Sept. 26, 1960, proved a bad night for Vice-president Richard Nixon. See more pictures of presidents.
Paul Schutzer/Time Life Pictures/ Getty Images

This was a big mistake.

For the first time in history, the two party-nominated candidates for president of the United States were about to debate with television cameras trained on them. And Nixon was beginning to regret agreeing to this.

In the studios of a CBS affiliate in Chicago on Sept. 26, 1960, he felt like death warmed over. The month earlier, he'd slammed his knee into a car door, an injury that became a staph infection. He'd just spent two weeks in the hospital, and now, with the cameras about to roll, he was sweating, 10 pounds underweight and feeling terribly. Some guy had painted the backdrop almost the precise shade of gray as Nixon's suit, and he was fading into it. As if things couldn't possibly get worse, his opponent, Sen. John F. Kennedy, had spent the past month taking it easy on the campaign trail in sunny California. He looked tan, rested and as fit as Nixon had ever seen the kid.

That first debate was a groundbreaking event. Sixty-six million people watched it on television alone [source: CNN]. Historians would capitalize the "d" in debate and place the word "Great" in front of it. And Nixon looked seriously ill throughout.

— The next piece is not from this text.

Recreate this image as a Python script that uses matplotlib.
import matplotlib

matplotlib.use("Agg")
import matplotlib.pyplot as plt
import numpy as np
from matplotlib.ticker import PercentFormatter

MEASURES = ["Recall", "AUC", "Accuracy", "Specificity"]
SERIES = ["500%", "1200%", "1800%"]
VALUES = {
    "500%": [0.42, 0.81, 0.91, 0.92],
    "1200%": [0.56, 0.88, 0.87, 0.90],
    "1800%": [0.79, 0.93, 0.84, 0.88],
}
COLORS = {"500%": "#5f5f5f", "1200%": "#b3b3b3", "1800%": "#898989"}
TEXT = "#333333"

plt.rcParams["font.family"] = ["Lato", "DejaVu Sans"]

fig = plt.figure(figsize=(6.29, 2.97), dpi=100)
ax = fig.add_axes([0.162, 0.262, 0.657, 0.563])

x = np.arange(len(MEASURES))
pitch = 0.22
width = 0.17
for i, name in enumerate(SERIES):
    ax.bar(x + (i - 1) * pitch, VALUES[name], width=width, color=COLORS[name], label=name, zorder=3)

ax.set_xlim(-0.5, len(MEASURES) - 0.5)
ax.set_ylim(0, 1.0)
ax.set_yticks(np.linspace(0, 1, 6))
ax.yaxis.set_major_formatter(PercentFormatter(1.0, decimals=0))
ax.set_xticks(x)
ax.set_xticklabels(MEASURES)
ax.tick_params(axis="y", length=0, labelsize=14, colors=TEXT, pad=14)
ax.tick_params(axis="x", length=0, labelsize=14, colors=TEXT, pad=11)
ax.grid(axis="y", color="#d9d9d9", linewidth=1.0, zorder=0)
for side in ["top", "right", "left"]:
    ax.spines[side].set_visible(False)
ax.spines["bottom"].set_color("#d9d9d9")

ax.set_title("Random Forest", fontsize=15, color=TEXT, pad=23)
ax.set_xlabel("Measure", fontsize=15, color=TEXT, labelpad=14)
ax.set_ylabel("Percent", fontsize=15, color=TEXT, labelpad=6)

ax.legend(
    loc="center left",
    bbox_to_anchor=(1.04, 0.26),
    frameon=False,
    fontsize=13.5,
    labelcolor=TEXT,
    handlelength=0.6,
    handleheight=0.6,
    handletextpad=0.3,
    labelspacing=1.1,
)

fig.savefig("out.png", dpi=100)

Whether television had an impact on the 1960 presidential election was clear. A majority of people who listened to the debate on the radio considered Nixon the winner. A poll of TV viewers of that same debate found a clear majority believed Kennedy had won [source: C-SPAN]. Later polls found more than half of voters said the televised series of four debates had shaped how they cast their ballots; six percent said they voted specifically according to their impression of the debates [source: MBC]. Kennedy won the November election.

No longer was politics only about the issues and whatever a campaign could plant in the papers; they were also about aesthetics now. No longer were debates for the benefit of the few people in a room. They were now about the tens of millions who tuned in not only to listen to the candidates but watch them as well.

Lesson learned. So instead of allowing their candidate to be abused by the new medium, campaign managers and party leaders sought ways to exploit it. Presidential debates would never be the same again. By the time the 21st century rolled around, they bore about the same resemblance to that first televised debate in 1960 as the game show in the movie "The Running Man" bears to "You Bet Your Life."